• _Aim_
In the lines below, output everything from the first line through the line containing "import plotly.graph_objects as go" exactly as it is. Pictures are not part of the output.

━━━━━━━━━━━━━━━━━━━━

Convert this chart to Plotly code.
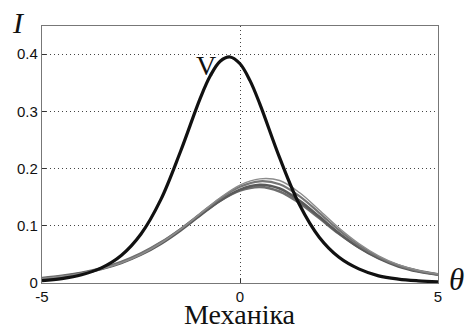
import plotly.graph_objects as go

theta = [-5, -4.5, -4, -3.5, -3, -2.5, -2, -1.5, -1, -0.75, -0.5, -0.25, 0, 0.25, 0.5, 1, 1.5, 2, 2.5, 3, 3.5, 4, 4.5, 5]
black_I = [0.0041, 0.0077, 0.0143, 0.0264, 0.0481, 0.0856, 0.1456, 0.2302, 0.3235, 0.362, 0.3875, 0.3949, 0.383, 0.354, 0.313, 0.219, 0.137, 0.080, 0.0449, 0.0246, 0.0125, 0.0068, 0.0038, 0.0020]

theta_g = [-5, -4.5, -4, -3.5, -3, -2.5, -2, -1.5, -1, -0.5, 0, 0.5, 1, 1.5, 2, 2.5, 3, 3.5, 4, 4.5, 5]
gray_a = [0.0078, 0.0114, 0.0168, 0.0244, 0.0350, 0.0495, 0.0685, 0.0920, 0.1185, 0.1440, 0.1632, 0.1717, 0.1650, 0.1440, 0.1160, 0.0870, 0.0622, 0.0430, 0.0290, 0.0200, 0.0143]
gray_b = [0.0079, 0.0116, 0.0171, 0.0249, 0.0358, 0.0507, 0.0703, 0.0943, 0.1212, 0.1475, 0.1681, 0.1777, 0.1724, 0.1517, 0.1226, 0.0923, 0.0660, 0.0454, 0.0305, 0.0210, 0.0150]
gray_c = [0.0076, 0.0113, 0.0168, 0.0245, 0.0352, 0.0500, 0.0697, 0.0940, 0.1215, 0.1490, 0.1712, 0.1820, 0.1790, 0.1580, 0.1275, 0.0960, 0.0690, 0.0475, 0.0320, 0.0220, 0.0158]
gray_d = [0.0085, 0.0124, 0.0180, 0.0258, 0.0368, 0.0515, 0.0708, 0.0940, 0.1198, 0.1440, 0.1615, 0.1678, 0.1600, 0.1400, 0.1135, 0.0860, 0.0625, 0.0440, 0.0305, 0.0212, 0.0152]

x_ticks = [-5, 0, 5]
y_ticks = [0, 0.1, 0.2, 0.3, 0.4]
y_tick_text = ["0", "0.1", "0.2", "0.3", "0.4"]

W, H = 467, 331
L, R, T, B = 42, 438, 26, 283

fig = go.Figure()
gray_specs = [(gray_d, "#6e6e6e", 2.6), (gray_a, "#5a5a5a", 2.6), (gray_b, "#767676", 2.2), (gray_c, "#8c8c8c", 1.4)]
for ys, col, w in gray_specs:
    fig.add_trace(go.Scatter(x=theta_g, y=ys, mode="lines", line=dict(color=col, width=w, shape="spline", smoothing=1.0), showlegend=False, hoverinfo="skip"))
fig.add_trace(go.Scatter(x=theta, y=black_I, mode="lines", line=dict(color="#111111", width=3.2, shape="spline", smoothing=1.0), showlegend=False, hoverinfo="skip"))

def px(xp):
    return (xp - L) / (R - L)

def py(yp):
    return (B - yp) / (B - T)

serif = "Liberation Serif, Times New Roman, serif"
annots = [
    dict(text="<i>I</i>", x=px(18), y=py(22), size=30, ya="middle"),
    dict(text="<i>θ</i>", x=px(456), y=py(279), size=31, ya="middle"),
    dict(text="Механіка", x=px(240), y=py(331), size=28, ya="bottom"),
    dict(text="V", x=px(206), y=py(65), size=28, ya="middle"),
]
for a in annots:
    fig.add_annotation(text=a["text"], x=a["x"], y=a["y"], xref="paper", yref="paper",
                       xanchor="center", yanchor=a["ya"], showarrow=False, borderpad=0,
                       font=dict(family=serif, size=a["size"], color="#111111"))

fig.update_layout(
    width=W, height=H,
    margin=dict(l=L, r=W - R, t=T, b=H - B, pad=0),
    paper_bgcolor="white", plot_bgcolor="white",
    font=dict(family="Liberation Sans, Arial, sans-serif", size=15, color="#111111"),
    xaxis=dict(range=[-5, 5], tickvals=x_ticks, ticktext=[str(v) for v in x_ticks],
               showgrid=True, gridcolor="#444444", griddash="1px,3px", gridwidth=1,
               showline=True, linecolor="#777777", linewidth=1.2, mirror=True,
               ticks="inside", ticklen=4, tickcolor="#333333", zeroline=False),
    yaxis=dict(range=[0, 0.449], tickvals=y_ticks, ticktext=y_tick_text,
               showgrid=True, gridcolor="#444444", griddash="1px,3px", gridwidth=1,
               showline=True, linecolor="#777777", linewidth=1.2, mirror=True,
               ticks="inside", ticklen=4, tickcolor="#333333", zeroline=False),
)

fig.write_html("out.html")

━━━━━━━━━━━━━━━━━━━━

• _Written response_
Convert this chart to Plotly code.
import plotly.graph_objects as go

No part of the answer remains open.